Continuing our exploration of Sonologyst’s back catalog, A Dream Inside a Dream is a 2015 effort. This one consists of understated and quiet electronics and drones with a heavy emphasis on electric guitar. Percussion and voices also play a role on individual tracks over its 50+ minute span. Note that this recording was reissued in 2016 with two additional tracks.

But what sets A Dream Inside a Dream apart is how the guitar is incorporated. For the most part, it is undistorted and played using extended techniques. These are low enough in the mix not to dominate, and serve more of a rhythmic rather than melodic purpose. The result is the plucking, picking, and popping of individual notes and note patterns (with processing of course). In conjunction with long-held synth chords and percussive effects, this produces a wistful and plaintive set of atmospherics.

Harmonics in a lucid dreaming brain is an excellent example of this, and includes sparse percussion from Massimo Discepoli.

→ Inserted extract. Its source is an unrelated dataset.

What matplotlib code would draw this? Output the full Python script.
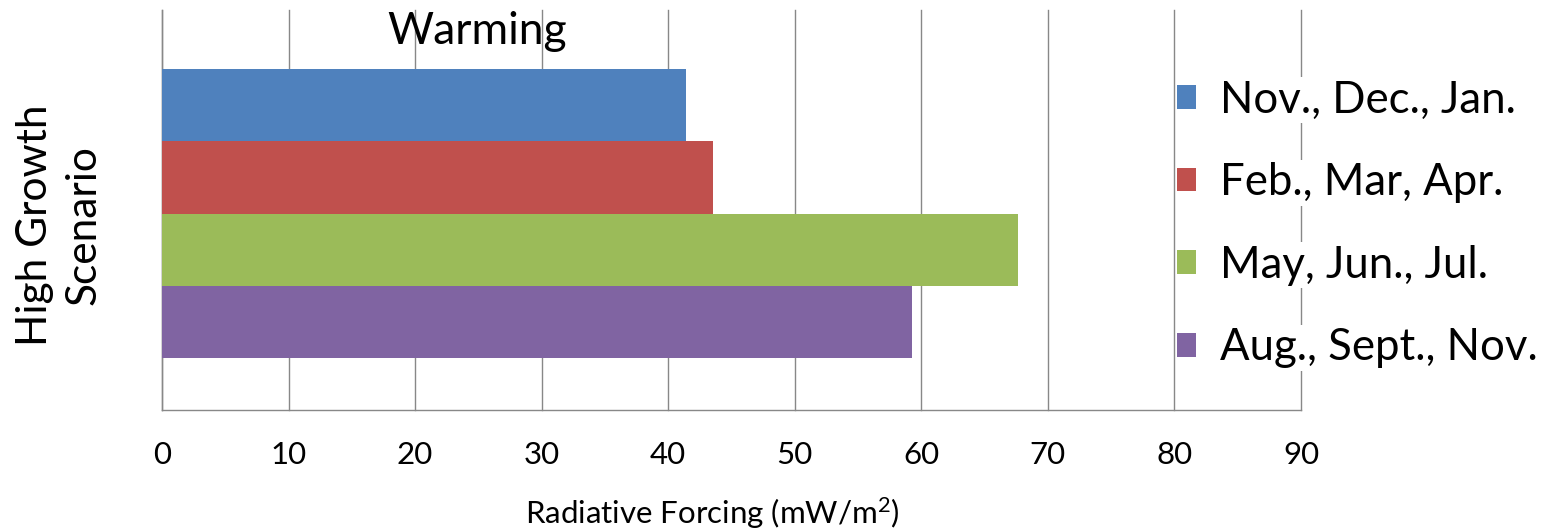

In contrast, Beyond the Veil begins with tuned percussion, but rapidly integrates deep, dark drones with harsher textures, as well as throat singing and other vocalizations from Lorenzo Gasparella. The title track is split over two non-contiguous segments, each exhibiting even more electroacoustic experimentalism than most of the other pieces. The second part, in particular, includes a multitude of found-object sounds and manipulations, in addition to subtle yet suffocating drones. Slow frost – A mental recognition into the past is also quite exploratory with processed guitar and passages of static.

A Dream Inside a Dream is inspired by a quote from J. L. Borges describing a layering of dreams that also inspired movies like Inception and The Matrix. Thus, what we have on this album is a detailed sonic exploration of landscapes so alien that they span the waking, sleeping, and hypnogogic worlds. Very well done.